Sometimes, what people call “cancel culture” is really just the establishment of healthy boundaries. So that love and relationship can survive.⁣

Here is the difference:⁣

Cancelling someone causes intentional harm. It is designed to delete their personhood. It lacks empathy and love. If it were a sound, it would shriek and cackle.⁣

Boundary setting, on the other hand, seeks the greatest good for all. It recognizes that human weakness can only carry so much weight before it fails. Can only take so much trauma, stress, sorrow, or abuse. It steps away with the hope of reconciliation. If it had a sound, it might sound like prayers of trust mingled with tears.⁣

Boundaries can appear to some like canceling... but they are ultimately oriented toward hope.⁣ My daughter is fiery. And yet even at the age of 7, she understands these things innately. If the soul could talk...⁣

“I do not like what you are doing. It is hurting me. I am frustrated and don’t like you right now. And I need a moment.”⁣

She wasn’t hardened to us... she was sensitive to us. And protective. Of herself. Of a beloved relationship.⁣

I realize the comparison is imperfect and incomplete. But sometimes things are simpler than we make them.⁣ If you need space from certain people right now, it’s probably okay to take a moment away.
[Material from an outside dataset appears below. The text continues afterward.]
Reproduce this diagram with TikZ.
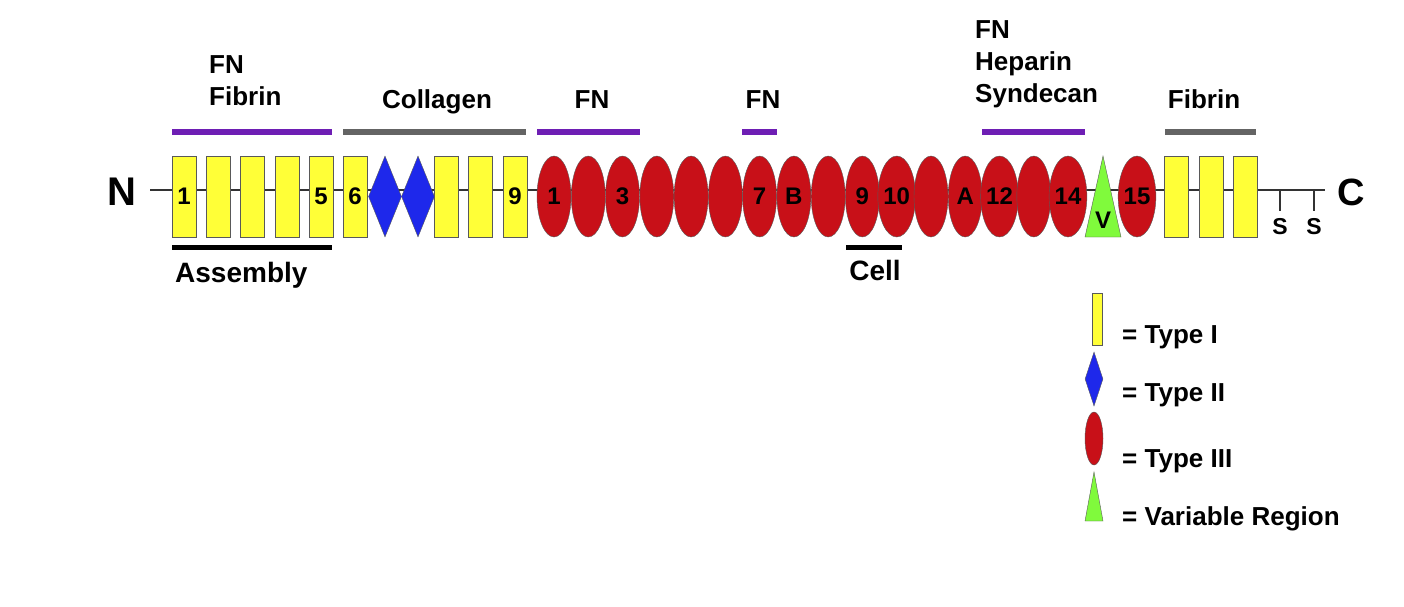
\documentclass[tikz,border=0pt]{standalone}
\usepackage{fontspec}
\setmainfont{Liberation Sans}
\usetikzlibrary{shapes.geometric}
\definecolor{domyellow}{RGB}{255,255,55}
\definecolor{domblue}{RGB}{30,40,235}
\definecolor{domred}{RGB}{200,16,24}
\definecolor{domgreen}{RGB}{128,250,60}
\definecolor{sitepurple}{RGB}{110,30,180}
\definecolor{sitegray}{RGB}{100,100,100}
\newcommand\domnum{\fontsize{24}{24}\selectfont\bfseries}
\newcommand\sitefont{\fontsize{26}{32}\selectfont\bfseries}
\newcommand\bigsitefont{\fontsize{28}{32}\selectfont\bfseries}
\begin{document}
\begin{tikzpicture}[x=1pt,y=-1pt,
    typeone/.style={rectangle,draw=black!65,fill=domyellow,minimum width=24pt,minimum height=81pt,inner sep=0pt,font=\domnum},
    typetwo/.style={diamond,draw=black!65,fill=domblue,minimum width=33pt,minimum height=81pt,inner sep=0pt},
    typethree/.style={ellipse,draw=black!65,fill=domred,minimum width=34pt,minimum height=81pt,inner sep=0pt,font=\domnum},
    varregion/.style={draw=black!65,fill=domgreen},
    sitebar/.style={line width=6pt},
    sitelabel/.style={inner sep=0pt,font=\sitefont},
    keytext/.style={inner sep=0pt,anchor=base west,font=\sitefont}]
    \useasboundingbox (0,0) rectangle (1404,606);
    % backbone
    \coordinate (nend) at (150,190);
    \coordinate (cend) at (1325,190);
    \coordinate (s1top) at (1280,190);
    \coordinate (s1bot) at (1280,211);
    \coordinate (s2top) at (1314,190);
    \coordinate (s2bot) at (1314,211);
    \draw[line width=1.3pt,black!80] (nend) -- (cend);
    \draw[line width=1.3pt,black!80] (s1top) -- (s1bot);
    \draw[line width=1.3pt,black!80] (s2top) -- (s2bot);
    \node[inner sep=0pt,anchor=base,font=\fontsize{40}{40}\selectfont\bfseries] (nterm) at (122,205) {N};
    \node[inner sep=0pt,anchor=base,font=\fontsize{38}{38}\selectfont\bfseries] (cterm) at (1351,205) {C};
    \node[inner sep=0pt,anchor=base,font=\fontsize{23}{23}\selectfont\bfseries] (s1) at (1280,234) {S};
    \node[inner sep=0pt,anchor=base,font=\fontsize{23}{23}\selectfont\bfseries] (s2) at (1314,234) {S};
    % type I, N-terminal
    \node[typeone] (i1) at (184,196.5) {1};
    \node[typeone] (i2) at (218.5,196.5) {};
    \node[typeone] (i3) at (252.5,196.5) {};
    \node[typeone] (i4) at (287,196.5) {};
    \node[typeone] (i5) at (321,196.5) {5};
    \node[typeone] (i6) at (355,196.5) {6};
    \node[typetwo] (ii1) at (385,196.5) {};
    \node[typetwo] (ii2) at (418,196.5) {};
    \node[typeone] (i7) at (446.5,196.5) {};
    \node[typeone] (i8) at (480.5,196.5) {};
    \node[typeone] (i9) at (515,196.5) {9};
    % type III
    \node[typethree] (iii1) at (554,196.5) {1};
    \node[typethree] (iii2) at (588.3,196.5) {};
    \node[typethree] (iii3) at (622.5,196.5) {3};
    \node[typethree] (iii4) at (656.8,196.5) {};
    \node[typethree] (iii5) at (691.1,196.5) {};
    \node[typethree] (iii6) at (725.4,196.5) {};
    \node[typethree] (iii7) at (759.6,196.5) {7};
    \node[typethree] (iiib) at (793.9,196.5) {B};
    \node[typethree] (iii8) at (828.2,196.5) {};
    \node[typethree] (iii9) at (862.4,196.5) {9};
    \node[typethree] (iii10) at (896.7,196.5) {10};
    \node[typethree] (iii11) at (931,196.5) {};
    \node[typethree] (iiia) at (965.2,196.5) {A};
    \node[typethree] (iii12) at (999.5,196.5) {12};
    \node[typethree] (iii13) at (1033.8,196.5) {};
    \node[typethree] (iii14) at (1068,196.5) {14};
    \draw[varregion] (1085,237) -- (1103,156) -- (1121,237) -- cycle;
    \node[inner sep=0pt,anchor=base,font=\domnum] (vlab) at (1103,228) {V};
    \node[typethree] (iii15) at (1137,196.5) {15};
    % type I, C-terminal
    \node[typeone] (i10) at (1176.5,196.5) {};
    \node[typeone] (i11) at (1211,196.5) {};
    \node[typeone] (i12) at (1245.5,196.5) {};
    % binding sites
    \coordinate (fib1a) at (172,132);
    \coordinate (fib1b) at (332,132);
    \coordinate (cola) at (343,132);
    \coordinate (colb) at (526,132);
    \coordinate (fn1a) at (537,132);
    \coordinate (fn1b) at (640,132);
    \coordinate (fn2a) at (742,132);
    \coordinate (fn2b) at (777,132);
    \coordinate (hepa) at (982,132);
    \coordinate (hepb) at (1085,132);
    \coordinate (fib2a) at (1165,132);
    \coordinate (fib2b) at (1256,132);
    \coordinate (asma) at (172,247);
    \coordinate (asmb) at (332,247);
    \coordinate (cella) at (846,247);
    \coordinate (cellb) at (902,247);
    \draw[sitebar,sitepurple] (fib1a) -- (fib1b);
    \draw[sitebar,sitegray] (cola) -- (colb);
    \draw[sitebar,sitepurple] (fn1a) -- (fn1b);
    \draw[sitebar,sitepurple] (fn2a) -- (fn2b);
    \draw[sitebar,sitepurple] (hepa) -- (hepb);
    \draw[sitebar,sitegray] (fib2a) -- (fib2b);
    \draw[line width=5pt] (asma) -- (asmb);
    \draw[line width=5pt] (cella) -- (cellb);
    \node[sitelabel,anchor=north west,align=left] (fnfib) at (209,55) {FN\\Fibrin};
    \node[sitelabel,anchor=base] (col) at (437,108) {Collagen};
    \node[sitelabel,anchor=base] (fn1) at (592,108) {FN};
    \node[sitelabel,anchor=base] (fn2) at (763,108) {FN};
    \node[sitelabel,anchor=north west,align=left] (hep) at (975,20) {FN\\Heparin\\Syndecan};
    \node[sitelabel,anchor=base] (fib2) at (1204,108) {Fibrin};
    \node[inner sep=0pt,anchor=base west,font=\bigsitefont] (asm) at (175,282) {Assembly};
    \node[inner sep=0pt,anchor=base,font=\bigsitefont] (cell) at (875,280) {Cell};
    % legend
    \node[typeone,minimum width=10pt,minimum height=52pt] (keyone) at (1097,319) {};
    \node[typetwo,minimum width=18pt,minimum height=54pt] (keytwo) at (1094,379) {};
    \node[typethree,minimum width=18pt,minimum height=53pt] (keythree) at (1094,438.5) {};
    \draw[varregion] (1085,521) -- (1094,472) -- (1103,521) -- cycle;
    \node[keytext] (keyonetext) at (1122,343) {= Type I};
    \node[keytext] (keytwotext) at (1122,401) {= Type II};
    \node[keytext] (keythreetext) at (1122,467) {= Type III};
    \node[keytext] (keyvartext) at (1122,525) {= Variable Region};
\end{tikzpicture}
\end{document}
Let your tears fall and your disappointment work itself out through prayer and busyness...⁣

And maybe it won’t be long before you can loosen the boundaries a little. Maybe remove them entirely. Or...⁣

Perhaps division is the only way to allow everyone to heal. It might be a humiliation to you. Misunderstood. But only you know what you can carry. All paths are hard. But not all lead to healing.⁣

Come Holy Spirit. Bestow wisdom. Amen.